Over 40% of Canadian employers are struggling to fill key jobs. With the average cost per hire for a job that requires a minimal skill set estimated at more than $2,000, is it time to work a little harder to ensure that your most important and expensive asset sticks around?
“It just didn’t work out.” “He wasn’t a good fit.” “She didn’t really ‘get’ what our organization is all about.” Explanations for hiring fails are often described in the vaguest of terms.
Take, for instance, the example of a stellar new employee who takes the decision to jump ship after a few months and whose departure is described as “one of those things”. Sometimes it’s easier to reach for a glib excuse to explain it away – rather than attempt to figure out the reasons for what actually happened.
Think about the level of investment and sheer hard work you put into finding new talent. Now compare this to the effort that goes into the introduction phase for successful candidates. Is there a disconnect? If your response to this is simply to ask, “What’s an introduction phase?”, it’s a sign that you’re at risk of putting your investment in jeopardy.

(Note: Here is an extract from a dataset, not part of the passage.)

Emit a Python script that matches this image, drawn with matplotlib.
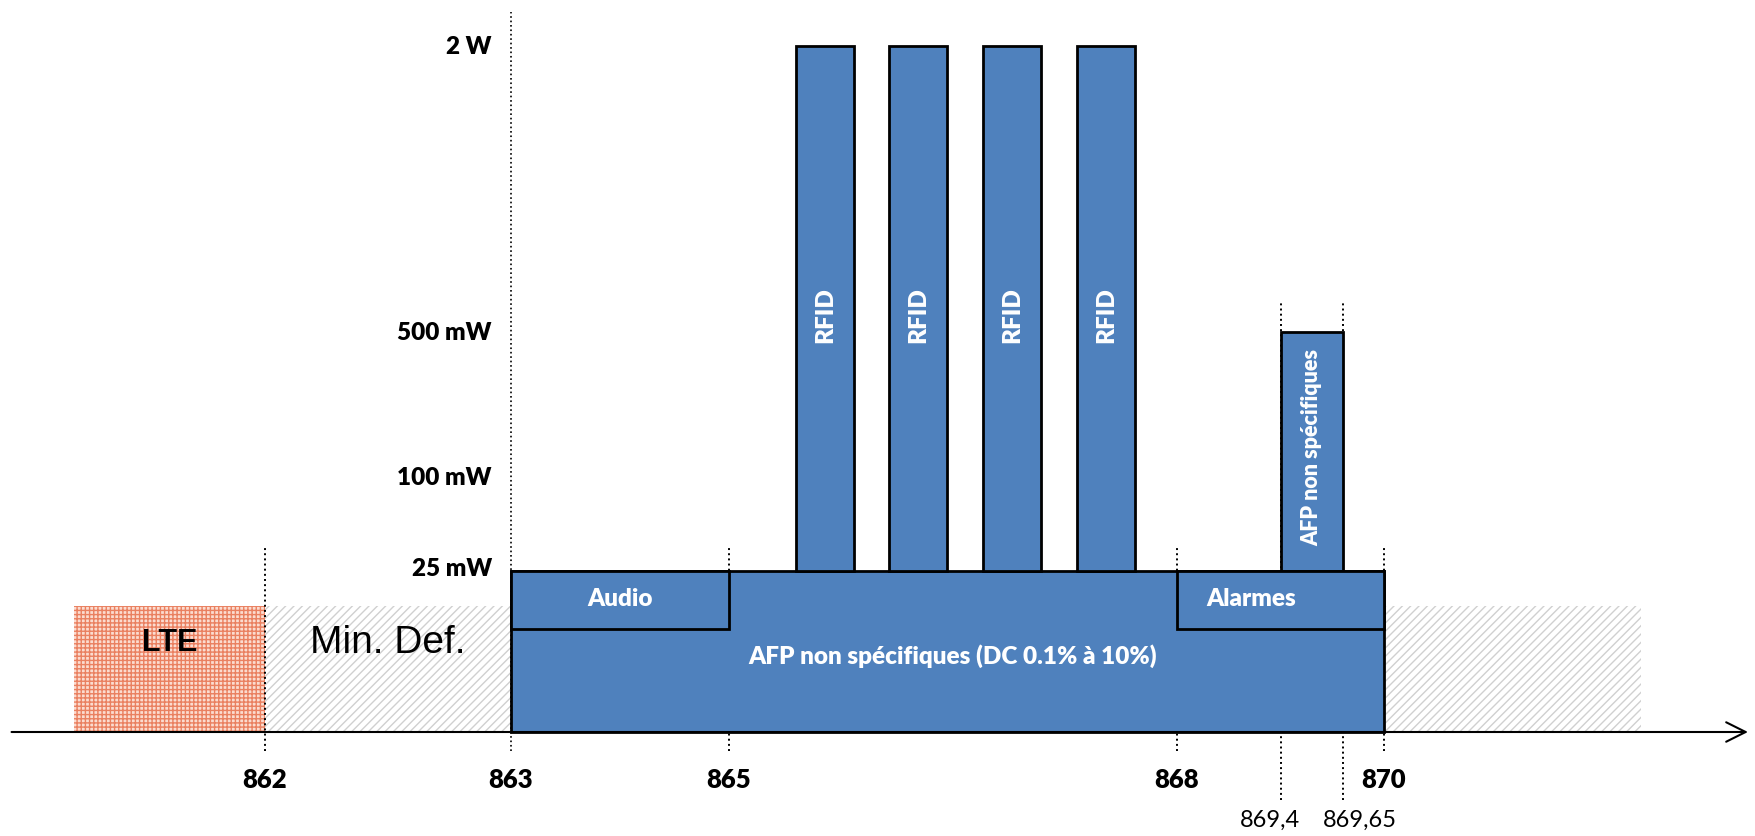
import numpy as np
import matplotlib
matplotlib.use('Agg')
import matplotlib.pyplot as plt
from matplotlib.patches import Rectangle
from matplotlib.transforms import offset_copy

plt.rcParams['font.family'] = ['Lato', 'DejaVu Sans']
W = 'heavy'

# data
major_ticks = [862, 863, 865, 868, 870]
minor_ticks = [869.4, 869.65]
minor_labels = ['869,4', '869,65']

power_levels = [25, 100, 500, 2000]          # mW
power_labels = ['25 mW', '100 mW', '500 mW', '2 W']

base_band = (863, 870)       # AFP non specifiques
base_power = 25
sub_bands = [(863, 865, 'Audio'), (868, 870, 'Alarmes')]
sub_bottom = 16

rfid_start = [865.45, 866.07, 866.70, 867.33]
rfid_width = 0.39
rfid_power = 2000

afp_band = (869.4, 869.65)
afp_power = 500

lte_band = (861, 862)
mindef_band = (862, 863)
right_band = (870, 871)
side_power = 19.5

# schematic (non linear) scales: value -> pixel
x_bp = [861, 862, 863, 865, 868, 869.4, 869.65, 870, 871]
x_px = [74, 265, 511, 729, 1177, 1281, 1343, 1384, 1641]
y_bp = [0, 25, 100, 500, 2000]
y_px = [104, 265, 359, 504, 790]


def extrap(v, xp, fp):
    v = np.asarray(v, dtype=float)
    out = np.interp(v, xp, fp)
    lo = (fp[1] - fp[0]) / (xp[1] - xp[0])
    hi = (fp[-1] - fp[-2]) / (xp[-1] - xp[-2])
    out = np.where(v < xp[0], fp[0] + (v - xp[0]) * lo, out)
    out = np.where(v > xp[-1], fp[-1] + (v - xp[-1]) * hi, out)
    return out


fig = plt.figure(figsize=(17.56, 8.37), dpi=100)
ax = fig.add_axes([0, 0, 1, 1])
ax.set_xscale('function', functions=(lambda v: extrap(v, x_bp, x_px),
                                     lambda p: extrap(p, x_px, x_bp)))
ax.set_yscale('function', functions=(lambda v: extrap(v, y_bp, y_px),
                                     lambda p: extrap(p, y_px, y_bp)))
ax.set_xlim(extrap(0, x_px, x_bp), extrap(1756, x_px, x_bp))
ax.set_ylim(extrap(0, y_px, y_bp), extrap(837, y_px, y_bp))
ax.axis('off')

blue = '#4F81BD'

# side regions
ax.add_patch(Rectangle((lte_band[0], 0), lte_band[1] - lte_band[0], side_power,
                       facecolor='#FBDCD0', edgecolor='#EA8060', hatch='++++',
                       linewidth=0, zorder=1))
for b in (mindef_band, right_band):
    ax.add_patch(Rectangle((b[0], 0), b[1] - b[0], side_power,
                           facecolor='white', edgecolor='#D0D0D0', hatch='////',
                           linewidth=0, zorder=1))

# dotted guide lines
ax.vlines(863, -3, 2180, colors='black', linestyles=':', lw=1.2, zorder=1.5)
ax.vlines([862, 865, 868, 870], -3, 46, colors='black', linestyles=':', lw=1.4, zorder=1.5)
ax.vlines(minor_ticks, -10.5, 665, colors='black', linestyles=':', lw=1.4, zorder=1.5)

# blue blocks
ax.bar(base_band[0], base_power, width=base_band[1] - base_band[0], align='edge',
       color=blue, edgecolor='black', linewidth=2, zorder=2)
for x0, x1, name in sub_bands:
    ax.add_patch(Rectangle((x0, sub_bottom), x1 - x0, base_power - sub_bottom,
                           facecolor=blue, edgecolor='black', linewidth=2, zorder=3))
    ax.text((x0 + x1) / 2, (sub_bottom + base_power) / 2 + 0.3, name, color='white',
            fontsize=17.5, fontweight=W, ha='center', va='center', zorder=4)
ax.bar(rfid_start, rfid_power - base_power, width=rfid_width, bottom=base_power,
       align='edge', color=blue, edgecolor='black', linewidth=2, zorder=2)
ax.bar(afp_band[0], afp_power - base_power, width=afp_band[1] - afp_band[0],
       bottom=base_power, align='edge', color=blue, edgecolor='black', linewidth=2, zorder=2)

for xs in rfid_start:
    ax.text(xs + rfid_width / 2, 594, 'RFID', color='white', rotation=90,
            fontsize=17.5, fontweight=W, ha='center', va='center', zorder=4)
ax.text(sum(afp_band) / 2, 185, 'AFP non spécifiques', color='white', rotation=90,
        fontsize=15.5, fontweight=W, ha='center', va='center', zorder=4)
ax.text(sum(base_band) / 2, 12, 'AFP non spécifiques (DC 0.1% à 10%)', color='white',
        fontsize=17.5, fontweight=W, ha='center', va='center', zorder=4)

ax.text(sum(lte_band) / 2, 14, 'LTE', fontsize=22, fontweight='bold',
        family='Liberation Sans', ha='center', va='center', zorder=4)
ax.text(sum(mindef_band) / 2, 14, 'Min. Def.', fontsize=28,
        family=['Liberation Sans Narrow', 'Liberation Sans'], ha='center', va='center', zorder=4)

# frequency axis
ax.annotate('', xy=(0.997, 0), xytext=(0.005, 0),
            xycoords=('axes fraction', 'data'), textcoords=('axes fraction', 'data'),
            arrowprops=dict(arrowstyle='->', lw=1.5, mutation_scale=35, color='black'),
            zorder=5)

for f in major_ticks:
    ax.text(f, -7.3, f'{f}', fontsize=18.5, fontweight=W, ha='center', va='center')
minor_shift = [-11, 17]
for f, lab, dx in zip(minor_ticks, minor_labels, minor_shift):
    tr = offset_copy(ax.transData, fig=fig, x=dx, y=0, units='dots')
    ax.text(f, -13.6, lab, transform=tr, fontsize=17, ha='center', va='center')

# power labels
lab_tr = offset_copy(ax.transData, fig=fig, x=-19, y=0, units='dots')
for p, lab in zip(power_levels, power_labels):
    dy = 2.6 if p == 25 else 0
    ax.text(863, p + dy, lab, transform=lab_tr, fontsize=17.5, fontweight=W,
            ha='right', va='center')

fig.savefig('out.png', dpi=100)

Can you afford not to care?
It isn’t about leaving new employees with a warm glow just for the sake of it. The logic behind a good employee orientation program is to ensure that new employees will hit the ground running: delivering better results, faster. In Canada, the average price/cost to hire someone – in other words, the costs linked directly to the recruitment process, is estimated at over $2,000 per hire. But there’s much more to the true cost of recruitment than things like advertising costs.
While you’re busy trying to hire someone and you’re operating at less than full strength, what’s happening to the work that is required by this job? How is customer/client care being affected? What’s happening to staff morale?
On top of the time spent sourcing that new employee, it takes an estimated 28 weeks for a new employee to reach optimum productivity. That’s a long time for your organization not to be firing on all cylinders. And if the hire fails, it’s a case of back to the drawing board as the whole costly cycle starts up all over again.
You promised the sun and moon at the interview. So what next?
Step into the shoes of a promising new employee. You’ve captured their imagination with a carefully crafted job description. Throughout the selection process, you’ve wowed them by invoking a real sense of what your organization is all about; where you hope to go and why they should join you on that journey. So far, so good.
If you were to follow that very same employee on their first day at work, a different picture might emerge. Left alone to languish at their desk to plough through office policies, that “dynamic environment” that was promised in the interview may seem like a distant memory.
This is the day they’ve been waiting for – but it’s hard to summon up much passion if you’ve forgotten everyone’s names, you’re not quite sure how long you have for lunch or that the coffee in the kitchen isn’t free – there is a coffee fund.
An example of how to do things can be seen at Netflix. “Which laptop do you want? How do you like it configured?” For an employee, on-boarding starts before day one with a phone call to get a feel for how the new employee likes to work. Come the start date, their desired computer set-up is all ready and waiting for them. A dedicated mentor is also on hand to help with the in’s and out’s of working at Netflix.
Two things are happening with this orientation: they’re getting to grips with the Netflix way of working and Netflix’s future aspirations. He’s submitting work within a matter of days. The new employee ‘gets’ what the company’s about and where they fit in.
Giving new employees a thorough sense of “Who we are” and “What we stand for” is as much a priority as explaining “What we do”.
This is us…..are you in?
Organizations with successful on-boarding programs, develop committed relationships that are mutually beneficial. The on-boarding program is more than a one day (or less at times) quick tour and introduction. It’s about putting together a plan that ensures that the new team member is set up for success – taking time to show them your way of doing things, your vision and your story.
An intense, on-boarding ‘bootcamp’ for instance, might be just as off putting to a new employee as having no introduction plan at all – especially if that program isn’t what your organization stands for.
Putting your cards on the table from day one – telling them your values and how you operate – allows them and you to decide if there is a good fit. Being transparent and having a stellar orientation plan will pay off.
Going, going, gone??
The clock is ticking. 40% of employees who move on from a company do so within the first six months. The fact that almost half of them leave for positions with the same pay or less, shows that this isn’t always about cash.
Leave an employee with a sense of alienation, lack of direction and a mismatch between what was promised during the recruitment process compared to their perception of reality within your organization, and you’re all set up for a hiring fail.
Research suggests that if you take on-boarding seriously you’re 65% more likely to have that employee as part of your team three years down the line!
In other words, putting in the work at the beginning off pays off!